» **DIRECTIONS**
Quote, verbatim, all material below, without pictures.
******
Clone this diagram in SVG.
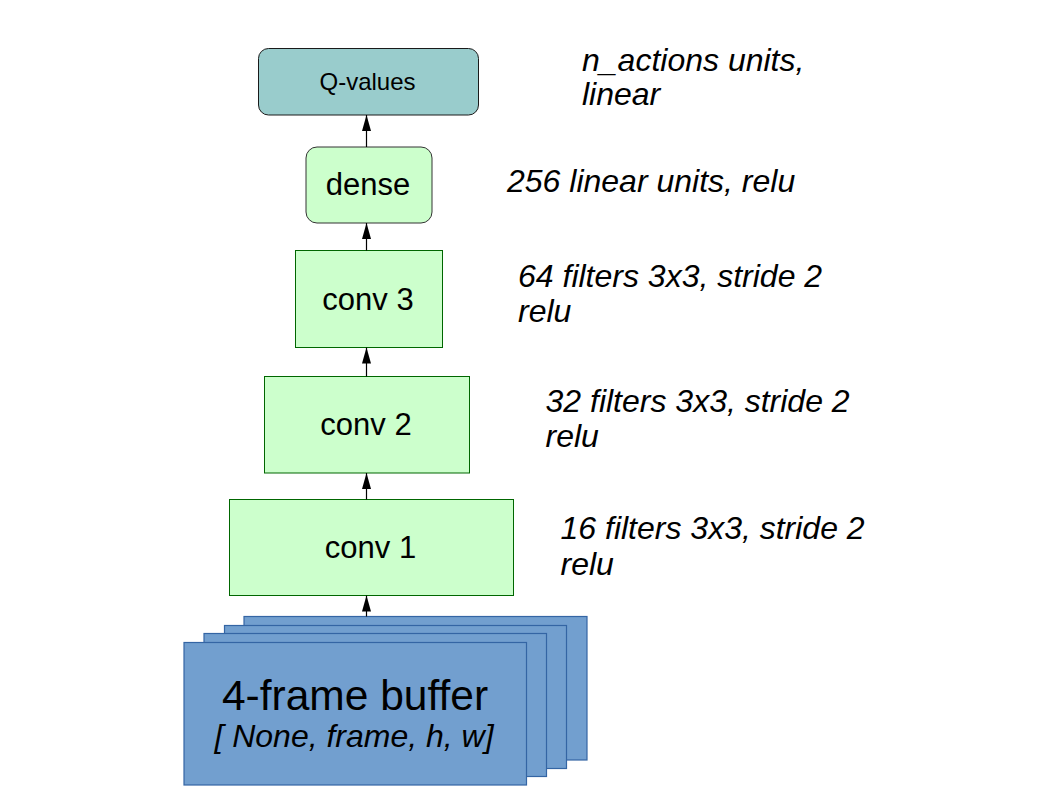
<svg xmlns="http://www.w3.org/2000/svg" width="1058" height="794" viewBox="0 0 1058 794">
  <style>
    .lbl { font-family: "Liberation Sans", Arial, sans-serif; fill: #000; }
    .note { font-family: "Liberation Sans", Arial, sans-serif; font-style: italic; font-size: 32px; fill: #000; }
    .conv { fill: #ccffcc; stroke: #006600; stroke-width: 1; }
    .frame { fill: #729fcf; stroke: #3465a4; stroke-width: 1.2; }
    .edge { stroke: #000; stroke-width: 1.2; fill: none; marker-end: url(#arrow); }
  </style>
  <defs>
    <marker id="arrow" viewBox="0 0 16 10" refX="16" refY="5" markerWidth="16" markerHeight="10" markerUnits="userSpaceOnUse" orient="auto">
      <path d="M0,0.5 L16,5 L0,9.5 Z" fill="#000"/>
    </marker>
  </defs>
  <rect width="1058" height="794" fill="#fff"/>

  <!-- stacked input frames -->
  <g id="buffer">
    <rect class="frame" x="244" y="616.5" width="343" height="143.5"/>
    <rect class="frame" x="224.5" y="625.5" width="342" height="143"/>
    <rect class="frame" x="204" y="633.5" width="342.5" height="143"/>
    <rect class="frame" x="184" y="642.5" width="342.5" height="142.5"/>
    <text class="lbl" x="355" y="709.5" font-size="42.5" text-anchor="middle">4-frame buffer</text>
    <text class="lbl" x="354" y="747" font-size="32" font-style="italic" text-anchor="middle">[ None, frame, h, w]</text>
  </g>

  <g id="conv1">
    <rect class="conv" x="229.5" y="499.5" width="284" height="96"/>
    <text class="lbl" x="370.5" y="557.5" font-size="31" text-anchor="middle">conv 1</text>
  </g>

  <g id="conv2">
    <rect class="conv" x="264.5" y="376.5" width="205" height="96.5"/>
    <text class="lbl" x="366" y="435" font-size="31" text-anchor="middle">conv 2</text>
  </g>

  <g id="conv3">
    <rect class="conv" x="295.5" y="250.5" width="147" height="97"/>
    <text class="lbl" x="368" y="309.5" font-size="31" text-anchor="middle">conv 3</text>
  </g>

  <g id="dense">
    <rect x="306" y="147" width="126" height="76" rx="11" ry="11" fill="#ccffcc" stroke="#333333" stroke-width="1"/>
    <text class="lbl" x="368" y="195" font-size="31" text-anchor="middle">dense</text>
  </g>

  <g id="qvalues">
    <rect x="258.5" y="48.5" width="220" height="66.5" rx="10" ry="10" fill="#99cccc" stroke="#1a1a1a" stroke-width="1"/>
    <text class="lbl" x="367.5" y="89.5" font-size="24" text-anchor="middle">Q-values</text>
  </g>

  <!-- data flow, bottom to top -->
  <g id="connectors">
    <line class="edge" x1="366.5" y1="616.5" x2="366.5" y2="595.5"/>
    <line class="edge" x1="366.5" y1="499.5" x2="366.5" y2="473"/>
    <line class="edge" x1="366.5" y1="376.5" x2="366.5" y2="347.5"/>
    <line class="edge" x1="366.5" y1="250.5" x2="366.5" y2="223"/>
    <line class="edge" x1="366.5" y1="147" x2="366.5" y2="115"/>
  </g>

  <!-- layer annotations -->
  <g id="notes">
    <text class="note" x="582" y="70.5">n_actions units,</text>
    <text class="note" x="582" y="105">linear</text>
    <text class="note" x="507" y="191.5">256 linear units, relu</text>
    <text class="note" x="518" y="286.5">64 filters 3x3, stride 2</text>
    <text class="note" x="518" y="321.5">relu</text>
    <text class="note" x="545.5" y="411.5">32 filters 3x3, stride 2</text>
    <text class="note" x="545.5" y="446.5">relu</text>
    <text class="note" x="560.5" y="538.5">16 filters 3x3, stride 2</text>
    <text class="note" x="560.5" y="575">relu</text>
  </g>
</svg>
******
» **SOLVED EXERCISE**
Clone this diagram in SVG.
<svg xmlns="http://www.w3.org/2000/svg" width="1058" height="794" viewBox="0 0 1058 794">
  <style>
    .lbl { font-family: "Liberation Sans", Arial, sans-serif; fill: #000; }
    .note { font-family: "Liberation Sans", Arial, sans-serif; font-style: italic; font-size: 32px; fill: #000; }
    .conv { fill: #ccffcc; stroke: #006600; stroke-width: 1; }
    .frame { fill: #729fcf; stroke: #3465a4; stroke-width: 1.2; }
    .edge { stroke: #000; stroke-width: 1.2; fill: none; marker-end: url(#arrow); }
  </style>
  <defs>
    <marker id="arrow" viewBox="0 0 16 10" refX="16" refY="5" markerWidth="16" markerHeight="10" markerUnits="userSpaceOnUse" orient="auto">
      <path d="M0,0.5 L16,5 L0,9.5 Z" fill="#000"/>
    </marker>
  </defs>
  <rect width="1058" height="794" fill="#fff"/>

  <!-- stacked input frames -->
  <g id="buffer">
    <rect class="frame" x="244" y="616.5" width="343" height="143.5"/>
    <rect class="frame" x="224.5" y="625.5" width="342" height="143"/>
    <rect class="frame" x="204" y="633.5" width="342.5" height="143"/>
    <rect class="frame" x="184" y="642.5" width="342.5" height="142.5"/>
    <text class="lbl" x="355" y="709.5" font-size="42.5" text-anchor="middle">4-frame buffer</text>
    <text class="lbl" x="354" y="747" font-size="32" font-style="italic" text-anchor="middle">[ None, frame, h, w]</text>
  </g>

  <g id="conv1">
    <rect class="conv" x="229.5" y="499.5" width="284" height="96"/>
    <text class="lbl" x="370.5" y="557.5" font-size="31" text-anchor="middle">conv 1</text>
  </g>

  <g id="conv2">
    <rect class="conv" x="264.5" y="376.5" width="205" height="96.5"/>
    <text class="lbl" x="366" y="435" font-size="31" text-anchor="middle">conv 2</text>
  </g>

  <g id="conv3">
    <rect class="conv" x="295.5" y="250.5" width="147" height="97"/>
    <text class="lbl" x="368" y="309.5" font-size="31" text-anchor="middle">conv 3</text>
  </g>

  <g id="dense">
    <rect x="306" y="147" width="126" height="76" rx="11" ry="11" fill="#ccffcc" stroke="#333333" stroke-width="1"/>
    <text class="lbl" x="368" y="195" font-size="31" text-anchor="middle">dense</text>
  </g>

  <g id="qvalues">
    <rect x="258.5" y="48.5" width="220" height="66.5" rx="10" ry="10" fill="#99cccc" stroke="#1a1a1a" stroke-width="1"/>
    <text class="lbl" x="367.5" y="89.5" font-size="24" text-anchor="middle">Q-values</text>
  </g>

  <!-- data flow, bottom to top -->
  <g id="connectors">
    <line class="edge" x1="366.5" y1="616.5" x2="366.5" y2="595.5"/>
    <line class="edge" x1="366.5" y1="499.5" x2="366.5" y2="473"/>
    <line class="edge" x1="366.5" y1="376.5" x2="366.5" y2="347.5"/>
    <line class="edge" x1="366.5" y1="250.5" x2="366.5" y2="223"/>
    <line class="edge" x1="366.5" y1="147" x2="366.5" y2="115"/>
  </g>

  <!-- layer annotations -->
  <g id="notes">
    <text class="note" x="582" y="70.5">n_actions units,</text>
    <text class="note" x="582" y="105">linear</text>
    <text class="note" x="507" y="191.5">256 linear units, relu</text>
    <text class="note" x="518" y="286.5">64 filters 3x3, stride 2</text>
    <text class="note" x="518" y="321.5">relu</text>
    <text class="note" x="545.5" y="411.5">32 filters 3x3, stride 2</text>
    <text class="note" x="545.5" y="446.5">relu</text>
    <text class="note" x="560.5" y="538.5">16 filters 3x3, stride 2</text>
    <text class="note" x="560.5" y="575">relu</text>
  </g>
</svg>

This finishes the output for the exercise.